The Democratic Party is engaged in a ferociously right-wing campaign in its conflict with the Trump administration. Its focus is not on Trump’s fascistic policies or his own warmongering, but on the claim that Trump is insufficiently committed to war in the Middle East and aggression against Russia. The Democrats have utilized the death of McCain as part of a calculated strategy, elevating him—along with figures such as former CIA Director John Brennan—as political heroes.

They, along with the corporate media and the Republican Party establishment, are seeking to use McCain’s death as an opportunity to shift public opinion in favor of war and political reaction.

In the 2018 midterm elections, as the WSWS has documented, the Democrats are running an unprecedented number of former intelligence and military operatives as candidates. The promotion of groups such as the DSA is an integral part of this strategy. “The politics of the ‘CIA Democrats,’” the Socialist Equality Party noted in the resolution passed at its Congress last month, “is not in conflict with, but rather corresponds to, the pseudo-left politics of the upper-middle class, as expressed in organizations such as the Democratic Socialists of America (DSA) and the International Socialist Organization (ISO).”

The role of Ocasio-Cortez, Sanders, the DSA and the ISO, is to give a “socialist” label to politics that is entirely in line with the right-wing, militarist and imperialist character of the Democratic Party.

The elevation of the DSA does not represent a movement toward socialism, but rather a defensive reaction by the ruling class against what it perceives to be an existential danger. The corporate-financial elite is well aware of polls that show growing support for socialism and opposition to capitalism among workers and particularly among young people. The DSA is therefore promoted by the media (the New York Times published yet another prominent article on Sunday boosting Ocasio-Cortez and the DSA) even as genuine left-wing and anti-war publications, above all the World Socialist Web Site, face ever more direct forms of Internet censorship.

The politics of the DSA and the broader pseudo-left has far more in common with the politics of McCain than it does with genuine socialism. There can be no question as to what role these organizations would play if brought into positions of power. A similar path has already been trod by the Left Party in Germany, which has implemented austerity measures and promoted the anti-immigrant policies of the far-right AfD, and Syriza (Coalition of the Radical Left) in Greece, which since coming to power in 2015 has implemented the brutal austerity measures demanded by the European banks.
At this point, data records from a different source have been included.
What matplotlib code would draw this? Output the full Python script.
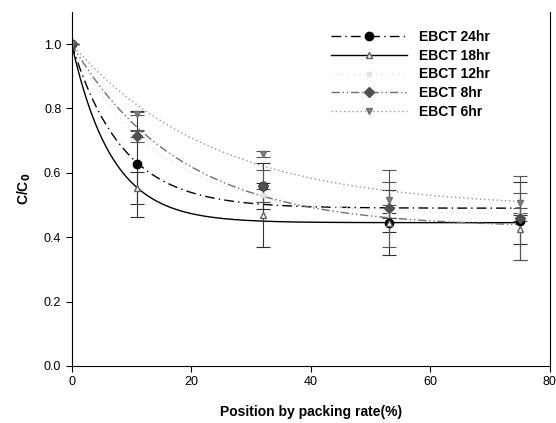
import numpy as np
import matplotlib.pyplot as plt
from matplotlib.lines import Line2D

plt.rcParams['font.family'] = ['Liberation Sans', 'DejaVu Sans']

# measured points (position by packing rate, %)
position = [0, 11, 32, 53, 75]

labels = ['EBCT 24hr', 'EBCT 18hr', 'EBCT 12hr', 'EBCT 8hr', 'EBCT 6hr']

c_24 = [1.0, 0.627, 0.559, 0.445, 0.450]
c_18 = [1.0, 0.553, 0.469, 0.445, 0.425]
c_12 = [1.0, 0.720, 0.530, 0.480, 0.470]
c_8 = [1.0, 0.714, 0.560, 0.490, 0.460]
c_6 = [1.0, 0.783, 0.658, 0.515, 0.506]

err_24 = [0, 0.165, 0.070, 0.100, 0.120]
err_18 = [0, 0.050, 0.100, 0.030, 0.045]
err_12 = [0, 0.010, 0.020, 0.020, 0.020]
err_8 = [0, 0.018, 0.050, 0.120, 0.130]
err_6 = [0, 0.005, 0.010, 0.055, 0.030]

# fitted curves  C/C0 = a + (1 - a) * exp(-k x)
fit_a = [0.49, 0.445, 0.47, 0.43, 0.49]
fit_k = [0.1175, 0.149, 0.07, 0.0553, 0.0424]

series = [c_24, c_18, c_12, c_8, c_6]
errors = [err_24, err_18, err_12, err_8, err_6]
colors = ['black', 'black', '#e2e2e2', '#707070', '#9a9a9a']
line_styles = [(0, (7, 3, 1, 3)), '-', (0, (1, 3)), (0, (6, 2, 1, 2, 1, 2)), (0, (1, 2))]
markers = ['o', '^', 's', 'D', 'v']
marker_faces = ['black', 'white', '#e2e2e2', '#505050', '#808080']
marker_edges = ['black', '#606060', '#e2e2e2', '#505050', '#707070']
marker_sizes = [6, 5, 3, 5, 5]

fig = plt.figure(figsize=(5.56, 4.23), dpi=100)
ax = fig.add_axes([0.129, 0.135, 0.860, 0.837])

xs = np.linspace(0, 75, 300)
handles = []
for i in range(len(series)):
    curve = fit_a[i] + (1 - fit_a[i]) * np.exp(-fit_k[i] * xs)
    ax.plot(xs, curve, color=colors[i], linestyle=line_styles[i], linewidth=1.0)
    ax.errorbar(position, series[i], yerr=errors[i], fmt=markers[i], color=marker_edges[i],
                mfc=marker_faces[i], mec=marker_edges[i], ms=marker_sizes[i],
                ecolor='#303030' if i < 2 else '#555555', elinewidth=0.8, capsize=5, capthick=0.8)
    handles.append(Line2D([0], [0], color=colors[i], linestyle=line_styles[i], linewidth=1.0,
                          marker=markers[i], mfc=marker_faces[i], mec=marker_edges[i],
                          ms=marker_sizes[i]))

ax.set_xlim(0, 80)
ax.set_ylim(0, 1.1)
ax.set_xticks([0, 20, 40, 60, 80])
ax.set_yticks([0.0, 0.2, 0.4, 0.6, 0.8, 1.0])
ax.set_yticklabels(['0.0', '0.2', '0.4', '0.6', '0.8', '1.0'])
ax.tick_params(direction='out', labelsize=9, length=4)
ax.spines['top'].set_visible(False)

ax.set_xlabel('Position by packing rate(%)', fontsize=10, fontweight='bold', labelpad=12)
ax.set_ylabel('C/C$_\\mathbf{0}$', fontsize=10, fontweight='bold', labelpad=8)

leg = ax.legend(handles, labels, loc='upper right', bbox_to_anchor=(0.9, 0.985), frameon=False,
                handlelength=5.5, fontsize=10, labelspacing=0.35, handletextpad=0.8)
for t in leg.get_texts():
    t.set_fontweight('bold')

fig.savefig('out.png', dpi=100)
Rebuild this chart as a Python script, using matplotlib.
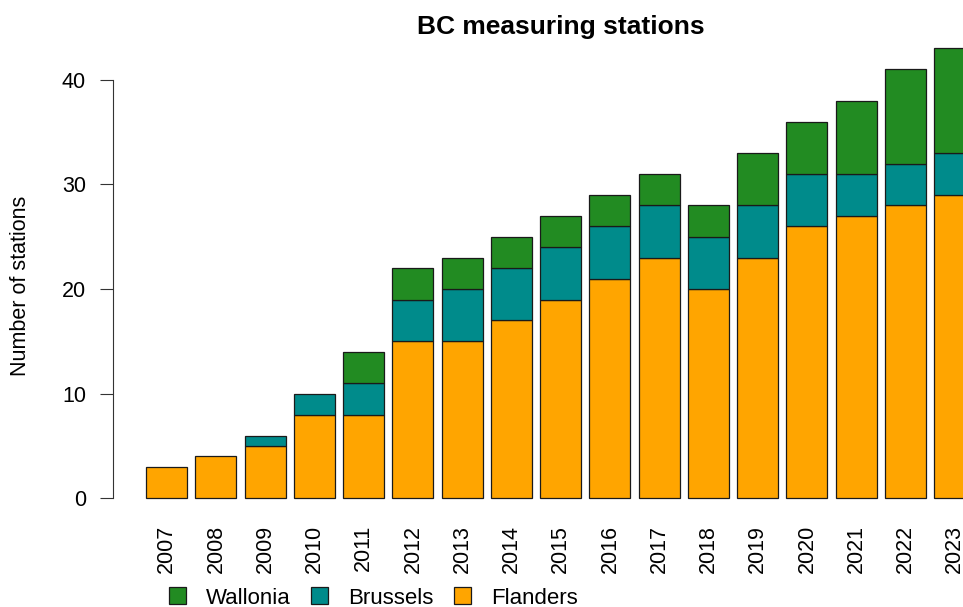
import matplotlib
matplotlib.use("Agg")
import matplotlib.pyplot as plt
import numpy as np
from matplotlib.patches import Patch

years = ["2007", "2008", "2009", "2010", "2011", "2012", "2013", "2014", "2015",
         "2016", "2017", "2018", "2019", "2020", "2021", "2022", "2023"]
flanders = [3, 4, 5, 8, 8, 15, 15, 17, 19, 21, 23, 20, 23, 26, 27, 28, 29]
brussels = [0, 0, 1, 2, 3, 4, 5, 5, 5, 5, 5, 5, 5, 5, 4, 4, 4]
wallonia = [0, 0, 0, 0, 3, 3, 3, 3, 3, 3, 3, 3, 5, 5, 7, 9, 10]

col_fl = "#FFA500"
col_br = "#008B8B"
col_wa = "#228B22"

plt.rcParams['font.family'] = ['Liberation Sans', 'DejaVu Sans']

W, H = 963, 607
fig = plt.figure(figsize=(W / 100, H / 100), dpi=100)

ppu_x = 49.25 / 1.2
left_px = 113
x0, x1 = -0.608, 21.208
bottom_px, top_px = 516.3, 30.5
ax = fig.add_axes([left_px / W, 1 - bottom_px / H,
                   (x1 - x0) * ppu_x / W, (bottom_px - top_px) / H])
ax.set_xlim(x0, x1)
ax.set_ylim(-1.72, 44.72)

n = len(years)
centers = 0.7 + 1.2 * np.arange(n)
fl = np.array(flanders)
br = np.array(brussels)
wa = np.array(wallonia)
kw = dict(width=1.0, edgecolor="#1a1a1a", linewidth=0.9)
ax.bar(centers, fl, color=col_fl, **kw)
mask = br > 0
ax.bar(centers[mask], br[mask], bottom=fl[mask], color=col_br, **kw)
mask = wa > 0
ax.bar(centers[mask], wa[mask], bottom=(fl + br)[mask], color=col_wa, **kw)

for s in ["top", "right", "bottom"]:
    ax.spines[s].set_visible(False)
ax.spines["left"].set_bounds(0, 40)
ax.spines["left"].set_color("#333333")
ax.set_yticks([0, 10, 20, 30, 40])
ax.tick_params(axis="y", length=9.4, pad=10, labelsize=15.5, color="#333333")
ax.set_xticks(centers)
ax.set_xticklabels(years, rotation=90, fontsize=15.5)
ax.tick_params(axis="x", length=0, pad=6)

fig.text(20 / W, 1 - 286 / H, "Number of stations", rotation=90,
         ha="center", va="center", fontsize=15.5)
fig.text(561 / W, 1 - 27 / H, "BC measuring stations", ha="center", va="center",
         fontsize=19, fontweight="bold")

handles = [Patch(facecolor=col_wa, edgecolor="#1a1a1a", linewidth=0.9),
           Patch(facecolor=col_br, edgecolor="#1a1a1a", linewidth=0.9),
           Patch(facecolor=col_fl, edgecolor="#1a1a1a", linewidth=0.9)]
fig.legend(handles, ["Wallonia", "Brussels", "Flanders"], loc="center left",
           bbox_to_anchor=(169 / W, 1 - 598 / H), ncol=3, frameon=False,
           fontsize=16, handlelength=0.78, handleheight=0.78, handletextpad=0.9,
           columnspacing=0.9, borderpad=0, borderaxespad=0)

fig.savefig("out.png", dpi=100)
The Socialist Equality Party is fighting to organize workers and youth on the basis of a socialist program. This means not mild and insincere reformist demands to provide cover for the right-wing, militarist Democratic Party, but the mobilization of the working class, in the United States and internationally, for the revolutionary overthrow of capitalism. The building of such a movement must be based on the exposure of and struggle against figures such as Ocasio-Cortez and Sanders and the treacherous politics they espouse.